Conçue et dirigée par l’explorateur-chercheur Christian Clot pour l’Institut de l’adaptation humaine, la mission réunit des scientifiques qui vont donc mener des protocoles avant, pendant et après ce confinement volontaire. Neurobiologiste, éthologue, généticienne, cardiologue, psychologue, ils vont étudier ce groupe aussi bien de manière individuelle (plasticité cérébrale, capacité à prendre des décisions, rythme de vie, biologie, chronobiologie émotions…) que collective sur le fonctionnement de groupe, les systèmes organisationnels… (1).

Alzheimer, expéditions spatiales…

L’expérience vise à faire progresser la science pour apporter sa pierre à une meilleure connaissance de nos organes sensoriels en vue de la préparation à l’exploration extra-terrestre et de nouvelles conditions de vie comme l’installation, un jour, sur de nouvelles planètes ; des travaux en conditions restreintes, etc. Elle est censée travailler sur les premiers signes de démence comme Alzheimer ou encore trouver des application dans les interminables expéditions spatiales à venir.

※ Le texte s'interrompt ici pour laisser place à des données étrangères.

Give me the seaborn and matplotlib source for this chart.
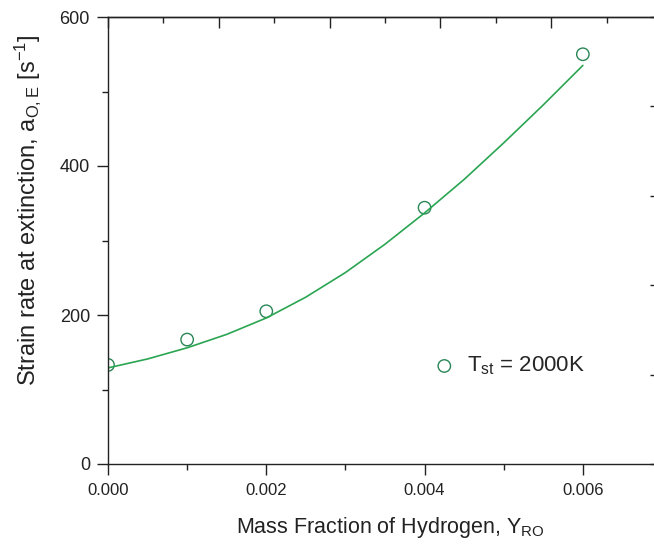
import numpy as np
import pandas as pd
import seaborn as sns
import matplotlib.pyplot as plt
from matplotlib.ticker import MultipleLocator, NullFormatter

# data
y_ro = [0.0, 0.001, 0.002, 0.004, 0.006]
strain_rate = [133, 167, 205, 344, 550]

# fitted curve, read at 0.0005 steps
fit_x = [0.0, 0.0005, 0.001, 0.0015, 0.002, 0.0025, 0.003,
         0.0035, 0.004, 0.0045, 0.005, 0.0055, 0.006]
fit_y = [129, 141, 156, 174, 196, 224, 257, 295, 337, 382, 431, 482, 535]

legend_label = r'T$_{\mathregular{st}}$ = 2000K'

sns.set_style('ticks')
plt.rcParams['font.family'] = ['Liberation Sans', 'DejaVu Sans']
plt.rcParams['mathtext.fontset'] = 'custom'
plt.rcParams['mathtext.rm'] = 'Liberation Sans'
plt.rcParams['mathtext.it'] = 'Liberation Sans'

points = pd.DataFrame({'x': y_ro, 'y': strain_rate})
curve = pd.DataFrame({'x': fit_x, 'y': fit_y})

fig = plt.figure(figsize=(6.54, 5.44), dpi=100)
ax = fig.add_axes([108 / 654, 80 / 544, 554 / 654, 447 / 544])

sns.lineplot(data=curve, x='x', y='y', ax=ax, color='#2aa552', lw=1.2)
sns.scatterplot(data=points, x='x', y='y', ax=ax, marker='o', s=80,
                facecolor='none', edgecolor='#2a8656', linewidth=1.0,
                label=legend_label)

ax.set_xlim(0, 0.007)
ax.set_ylim(0, 600)
ax.xaxis.set_major_locator(MultipleLocator(0.002))
ax.xaxis.set_minor_locator(MultipleLocator(0.001))
ax.yaxis.set_major_locator(MultipleLocator(200))
ax.yaxis.set_minor_locator(MultipleLocator(100))
ax.set_xticklabels(['%.3f' % v for v in ax.get_xticks()])

for s in ax.spines.values():
    s.set_linewidth(1.0)
    s.set_color('#222222')
ax.tick_params(which='major', length=8, width=1.0, pad=6,
               color='#222222', labelcolor='#222222')
ax.tick_params(which='minor', length=4, width=1.0, color='#222222')
ax.tick_params(axis='x', which='major', labelsize=12, pad=6)
ax.tick_params(axis='y', which='major', labelsize=13, pad=5)

top = ax.secondary_xaxis('top')
top.xaxis.set_major_locator(MultipleLocator(0.0014))
top.xaxis.set_minor_locator(MultipleLocator(0.0007))
top.xaxis.set_major_formatter(NullFormatter())
top.tick_params(which='major', direction='in', length=8, width=1.0, color='#222222')
top.tick_params(which='minor', direction='in', length=4, width=1.0, color='#222222')
top.spines['top'].set_linewidth(1.0)
top.spines['top'].set_color('#222222')

right = ax.secondary_yaxis('right')
right.yaxis.set_major_locator(MultipleLocator(120))
right.yaxis.set_major_formatter(NullFormatter())
right.tick_params(which='major', direction='in', length=9, width=1.0, color='#222222')
right.yaxis.set_minor_locator(MultipleLocator(600))

ax.set_xlabel(r'Mass Fraction of Hydrogen, Y$_{\mathregular{RO}}$', fontsize=15.5,
              color='#222222')
ax.set_ylabel(r'Strain rate at extinction, a$_{\mathregular{O,E}}$ [s$^{\mathregular{-1}}$]',
              fontsize=17, color='#222222')
ax.xaxis.set_label_coords(0.509, -0.115)
ax.yaxis.set_label_coords(-0.118, 0.568)

ax.legend(loc='center left', bbox_to_anchor=(0.587, 0.219), frameon=False,
          fontsize=16, handlelength=1.0, handletextpad=0.5, borderpad=0,
          borderaxespad=0)

fig.savefig('out.png', dpi=100)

Christian Clot et son équipe ont imaginé cette expérience justement à la suite des confinements et restrictions dus au covid-19, “qui ont plongé 70 % de la population dans des états de fatigues mentales légères ou profondes et fait perdre la notion du temps à près de 40 % de personnes (covadapt, 2020)”, et alors que les changements seront de plus en plus profonds et nombreux dans le futur, il est nécessaire de mieux comprendre les mécanismes adaptations humains dans des situations réelles de vie. Alors que les travaux conduits par le précurseur Michel Siffre ont permis de mieux comprendre les rythmes biologiques humains sur des individus isolés, “cette expédition de recherche va permettre d’étudier le cerveau humain et son rapport au temps”.

Olivier SCHLAMA

  • (1) Deep Time est composé d’un groupe mixte et non professionnel. Conduit par Christian Clot, ils seront sept femmes et sept hommes de 27 ans à 50 ans à mener l’aventure. “Choisi après un processus rigoureux”, ils ne sont ni professionnels ni spécialistes des conditions difficiles, et viennent de différents milieux socioprofessionnels : responsable de communication, bijoutière, cordiste, analyste, enseignant, biologiste…
  • Pourquoi une grotte, pourquoi Lombrives ? “Plutôt qu’un laboratoire ou un bunker, explique l’équipe, un milieu naturel permet de vivre des émotions sensorielles et un rapport réel à un écosystème tout en garantissant l’absence de repères temporels. Lombrives, plus grande grotte d’Europe, permet en outre de se déplacer, d’explorer dans un vaste territoire. Des notions fondamentales pour nos capacités d’adaptation. À l’intérieur, des lieux de vies, de sciences et d’habitats sommaires ont été installés afin de créer des conditions de vie possible, et la grotte elle-même est un terrain de découverte important.”